What’s the real difference between a tunnel and dome tent?

tunnel tent uses multiple parallel arched poles to create a long tube, offering more usable space per pound. A dome uses crossing poles to create a self-supporting half-sphere. Tunnels excel in space efficiency and snow shedding but must be oriented into the wind. Domes handle wind from any direction and pitch faster.

How much floor space is enough per person?

minimum of 3.5 square meters (about 37.5 square feet) per person is the standard for humanitarian family tents. This allows room for a sleeping pad, personal gear, and minimal movement. For camping tents for two, look for at least 7 square meters.

Why does my new tent leak when it rains?

Waterproof fabric is only one part of the system. Most leaks come from seams, areas where the fly is stretched taut against a stitch line, or, most commonly, when the inner tent touches the fly, which wicks water inside. Also, damp ropes and canvas will shrink when they dry, potentially pulling seams apart if the tent is stored tightly while wet.

Are bell tents good for backpacking?

Almost never. Traditional canvas bell tents weigh 40–60 kg. Even modern nylon versions are bulky and heavy compared to compact tent designs. Their vertical walls are highly susceptible to wind, requiring extensive guying that’s often impossible on a backcountry site.

The Bottom Line

Choosing a tent shape is the most important gear decision you’ll make after selecting your boots. It’s the difference between a shelter that protects you and one you have to protect from the weather.

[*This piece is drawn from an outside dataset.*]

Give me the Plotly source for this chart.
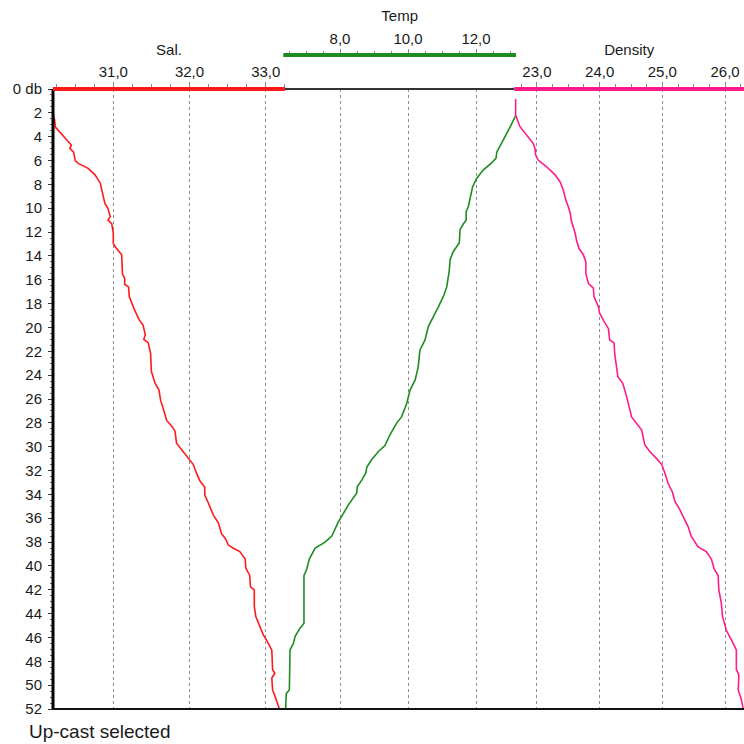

For most backpackers, a dome remains the versatile, trustworthy choice. If space is your priority for basecamping, look to a tunnel. When the forecast turns severe, trust a pyramid. And if car-camping comfort is the goal, a bell tent can’t be beat. Remember to check the real specs behind the shape, the pole material, the seam sealing, the wind rating. Then, pitch it right. That careful match of geometry to terrain is what turns a piece of fabric into a reliable home under the stars.